Obsorge

Frauenorganisationen warnen: Geplante Kindschaftsrecht-Reform sei "antifeministisch"

Der Österreichische Frauenring ortet eine Novelle unter dem Deckmantel der Gleichstellung. Größter Kritikpunkt ist eine mögliche Automatisierung von Doppelresidenz und geteilter Obsorge. Dadurch würden sich Unterhaltszahlungen "massiv" verringern.

Bei einer gemeinsamen Pressekonferenz am Donnerstag haben mehrere Frauenorganisationen Kritik an der geplanten Kindschaftsrecht-Reform geäußert. Diese sei "antifeministisch", werde intransparent abgehandelt und binde Frauenorganisationen nicht genug ein, klagte Klaudia Frieben, Vorsitzende des Österreichischen Frauenrings. Laut ihr liegt bereits seit Sommer 2022 ein entsprechender Entwurf vor, der etwa eine automatische gemeinsame Obsorge und die Doppelresidenz vorsieht.

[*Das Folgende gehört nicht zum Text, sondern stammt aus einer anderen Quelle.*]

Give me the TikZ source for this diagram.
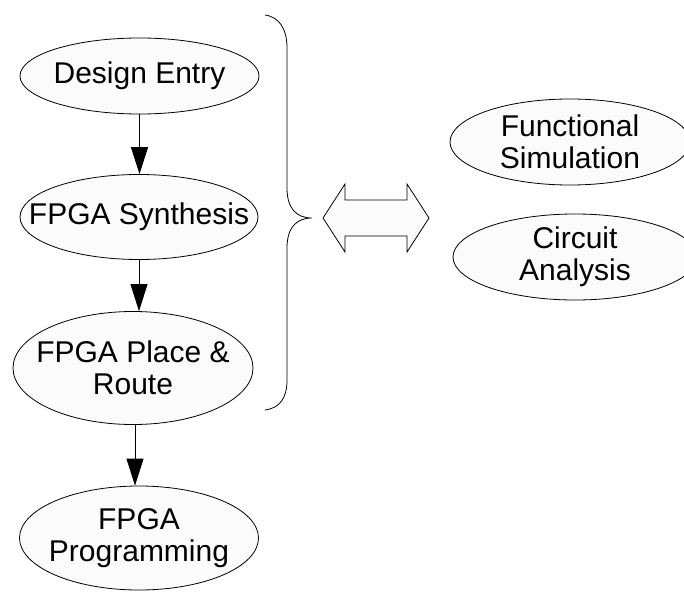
\documentclass[tikz,border=0pt]{standalone}
\usepackage{fontspec}
\setmainfont{Liberation Sans}
\usetikzlibrary{shapes.geometric,arrows.meta}
\definecolor{bubble}{HTML}{FBFBFB}
\tikzset{
  stage/.style={ellipse, draw=black, line width=0.8pt, fill=bubble, inner sep=0pt},
  caption/.style={align=center, inner sep=0pt, font=\fontsize{30}{32}\selectfont},
  flow/.style={draw=black, line width=0.9pt, -{Triangle[length=27pt,width=17pt]}},
  outline/.style={draw=black, line width=0.8pt}
}
\begin{document}
\begin{tikzpicture}[x=1pt,y=-1pt]
  \useasboundingbox (0,0) rectangle (684,591);
  \clip (0,0) rectangle (684,591);

  % design flow stages (fixed-size ellipses, text set as centred labels)
  \node[stage, minimum width=239pt, minimum height=76pt,
        label={[caption]center:Design Entry}] (de) at (139.5,76) {};
  \node[stage, minimum width=238pt, minimum height=85pt,
        label={[caption]center:FPGA Synthesis}] (syn) at (139,217) {};
  \node[stage, minimum width=240pt, minimum height=113pt,
        label={[caption]center:FPGA Place \&\\Route}] (pr) at (133,368) {};
  \node[stage, minimum width=239pt, minimum height=104pt,
        label={[caption]center:FPGA\\Programming}] (prog) at (139,538) {};

  % verification tasks
  \node[stage, minimum width=240pt, minimum height=86pt,
        label={[caption]center:Functional\\Simulation}] (fs) at (570,142) {};
  \node[stage, minimum width=244pt, minimum height=86pt,
        label={[caption]center:Circuit\\Analysis}] (ca) at (575,257) {};

  % connectors
  \draw[flow] (de.south) -- (de.south |- syn.north);
  \draw[flow] (syn.south) -- (syn.south |- pr.north);
  \coordinate (prb) at (135,425);
  \draw[flow] (prb) -- (prb |- prog.north);

  % brace grouping the first three stages
  \coordinate (btop) at (265,15);
  \coordinate (btip) at (312,218);
  \coordinate (bbot) at (265,410);
  \draw[outline] (btop) .. controls (280,17) and (287,30) .. (287,48)
    -- (287,188) .. controls (287,208) and (296,218) .. (btip)
    .. controls (296,218) and (287,228) .. (287,248)
    -- (287,380) .. controls (287,398) and (280,408) .. (bbot);

  % two-way exchange arrow
  \draw[outline, fill=bubble] (323,218) -- (345,184) -- (345,200) -- (407,200) -- (407,184)
    -- (429,218) -- (407,252) -- (407,236) -- (345,236) -- (345,252) -- cycle;
\end{tikzpicture}
\end{document}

"Wir verwehren uns nicht gegen eine Reform, die aus familienrechtlicher Sicht mehr als notwendig ist, wir verwehren uns gegen die Vorhaben dieser Reform, wo feministische Ansätze mehr als dürftig sind", sagte Frieben. Größter Kritikpunkt war eine mögliche Automatisierung von Doppelresidenz und geteilter Obsorge bei getrennt lebenden Eltern. Dadurch würden sich Unterhaltszahlungen "massiv" verringern, was "aufgrund der aktuellen Einkommen von Frauen auch hier den Weg in die Frauen- und Kinderarmut bedeutet".

Expertin: „Kind wird zur Ware"

Beabsichtigt sei auch, mit einer Betreuungs-App die Betreuung zu Regeln und den Unterhalt zu berechnen. Dadurch werde das Kind zur Ware, kritisierte Frieben. Damit greife der Staat erheblich in die Gestaltung des Privat- und Familienlebens ein, bemängelte Familienrechtsanwältin Christine Kolbitsch.

Sie kritisierte auch, dass Vertreterinnen von Frauenorganisationen nicht in das Gesetzgebungsprojekt eingebunden werden. Im Herbst 2021 habe es zwar Einzelgespräche von Vertreterinnen mit der Justizministerin gegeben, danach wurde man aber nicht mehr über Neuerungen informiert. Über die Inhalte der Reformen wisse man daher nur "vom Hörensagen".

Aus dem Justizministerium heißt es dazu, dass der Entwurf derzeit erarbeitet werde. Wie bisher werde es auch in Zukunft Gespräche mit Stakeholdern und Frauenorganisationen geben. Ziel sei eine "feministische Reform" mit Fokus auf Frauen- und Kinderrechte sowie Gewaltschutz.

Unterstützung vom Staat dringend notwendig

Damit etwa eine Doppelresidenz funktionieren könne, brauche es Unterstützung vom Staat, sowohl in finanzieller Hinsicht als auch bei der Betreuung, sagte Christine Laimer, Diplompsychologin von "die Brücke - Arbeitsgemeinschaft für Familien im Umbruch". "Es braucht dringend Lohntransparenz und bessere Bezahlung der Care-Arbeit".

Ein weiterer großer Kritikpunkt seien die langen Verhandlungsdauern und damit oftmals verbundenen hohen Anwaltskosten, so Andrea Czak, geschäftsführende Obfrau von"Feministische Alleinerzieherinnen". An die Justizministerin appellierte sie: "Wollen sie wirklich, dass sie die Väterrechtler feiern, und nicht die Feministinnen?"

Gleichstellung könne mit diesem Gesetz nicht erreicht werden, betonten die Vertreterinnen abschließend. Es brauche staatliche Unterhaltsgarantie für jedes Kind, eine Evaluierungsstudie der letzten Reform und weitere Gespräche, anstatt automatischer gemeinsamer Obsorge oder Doppelresidenz.